In addition to the resonance frequencies corresponding to different acoustic modes, linewidth of the resonance peak in the GAWBS spectra is also an important parameter for characterizing the GAWBS spectra. The linewidth of GAWBS spectra in uncoated silica SMF can be expressed as [39]:

$${\Gamma }_m={\Gamma }_{inhomo}+{\Gamma }_{\tau }$$

(7)

where Γ_inhomo = (δd/d)v_m·× 2π, originated from the variation of diameter δd, which is negligible with temperature change [39]. Γ_τ = 1/τ is the viscose damping term, which is inversely related to the viscose lifetime τ. As the temperature increases, the viscosity of the FUT increases [40,41], which enhances the phonon lifetime and the associated forward Brillouin scattering efficiency, resulting in the linewidth narrowing.

3. Experimental Results

3.1. Experimental Setup

A standard silica SMF (manufactured by YOFC (Wuhan, China)) with a cladding diameter of 125 μm, a mode field diameter (MFD) of 10.8 μm, and an effective refractive index (n_eff) of 1.467 at 1550 nm, is used as the fiber under test (FUT).
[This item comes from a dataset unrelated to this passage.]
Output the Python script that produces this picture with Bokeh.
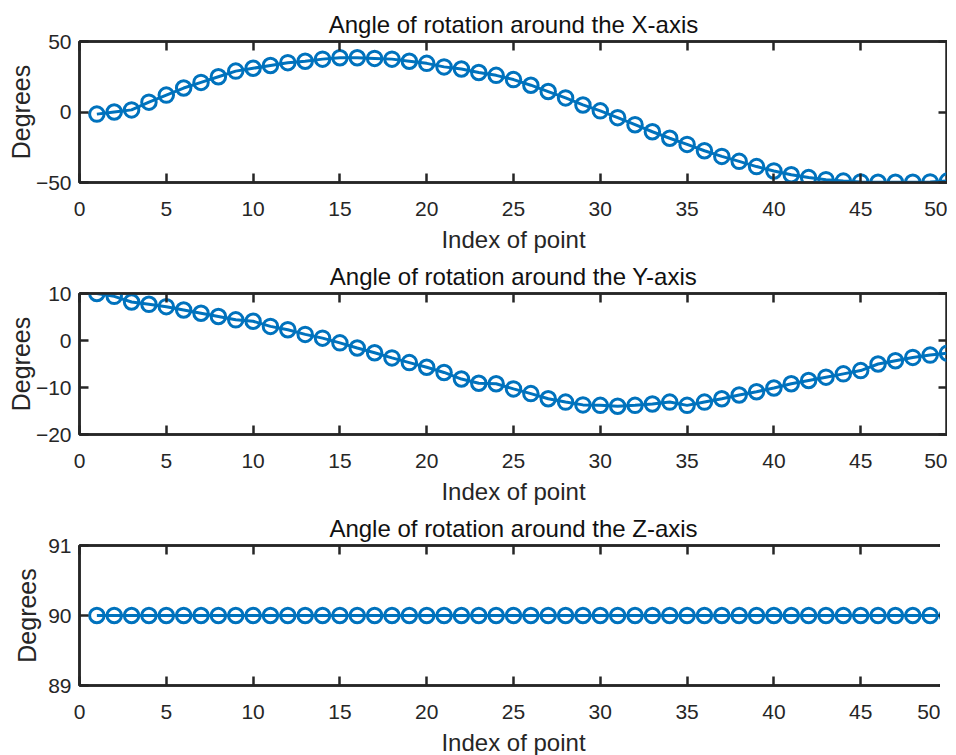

The high-temperature heating device is a temperature-controlled tube furnace with an effective heating zone extending over a length of about 13 cm (in Figure 1), and a thermocouple is placed in the center of the quartz tube for temperature monitoring. As shown in Figure 1, the FUT is wound into a coil with diameters that are fitted with the inner diameter of the heating tube as a high temperature sensing element. Before temperature measurement for each new sample, the FUT is first heated to 800 °C, then kept at the temperature for around 1 h to remove the fiber coating through the coating burning effect [42]. The FUTs used in the subsequent experiments are all annealed fibers that have been heated and cooled down to room temperature naturally with fiber coating removed.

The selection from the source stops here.